Sometimes, you notice when a new word or phrase enters the language.
For example, I can still remember the first time I heard the word “Google” used as a verb. A friend of mine mentioned it in an email — casually, but with some kind of in-the-know authority. Since she lives in New York and is a bigtime media person, I took notice. I started Googling instead of searching and took pains to use the term as frequently as possible, just to let everybody know I wasn’t entirely backward.
Aside from that, I’m a little fussy about words, I have to admit. I once went completely ballistic in a business meeting over the misuse of a word, so I’m not above making a scene now and then. But, for the most part, I grit my teeth and smile, because that is the Southern female way. When you’ve been so indoctrinated by politeness that you apologize when you bump into a tree, what else can you do?

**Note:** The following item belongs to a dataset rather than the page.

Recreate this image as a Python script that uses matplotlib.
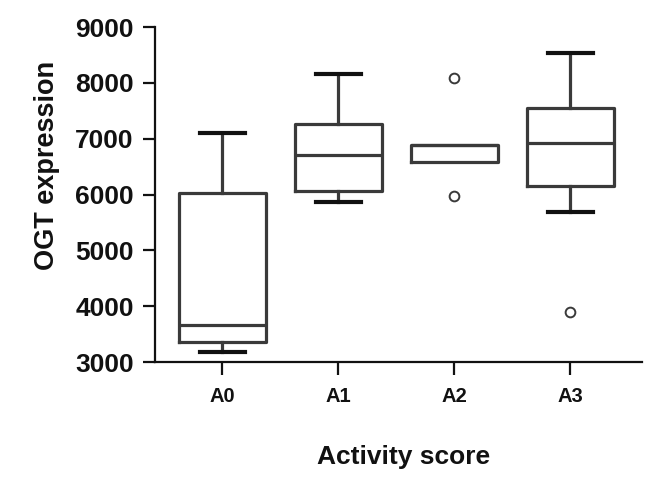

But anyway, that brings me to my point (kind of, so don’t get picky), which is really about words and phrases disappearing from language. I need to report a phrase currently missing from the English language: You’re welcome.
Where did it go? Why? How? What’s suddenly become so wrong with saying “you’re welcome”?
“Thank you for being on our show,” the mellifluous-voiced NPR anchor says to some guest or another.
“Thank you for having me,” the guest answers.
I immediately start to get dizzy. Has everybody thanked everybody else enough? Isn’t there a chance the anchor will feel compelled to say, “No, really, thank you,” which will set off an echo chamber of back-and-forth thank-yous much like the mirror images stretching to eternity that used to make me go crazy in dressing rooms when I was a kid? Yes, I’m afraid so.
But that’s the older generation. The younger generation, of course, has settled on saying, “No problem!” every time you thank them. I would complain about that, but everybody my age has already bitched and whined about it and I like to kid myself that I still have a shred of originality.
So, I’m thinking “No problem!” is really no problem. After all, it’s reminiscent of the Spanish de nada and the French de rien, and who am I to complain about the Romance languages?
But I still miss “You’re welcome.” It somehow vanished from our everyday language, like a dinner guest who’s stayed too long and gets unceremoniously eased out the front door. Sometimes I think I’ll be the only one left standing who still remembers it, just as I’m the only person on earth who recalls the Milwaukee Braves and Fizzies and spoolies and the theme song to “Bonanza” and the six wives of Henry VIII and Scarlett O’Hara’s first name and Gregg shorthand.
It’s a heavy cultural burden, but I’ll bear it gladly. You’re grateful to me, I know. And you know exactly how I’ll respond when you thank me.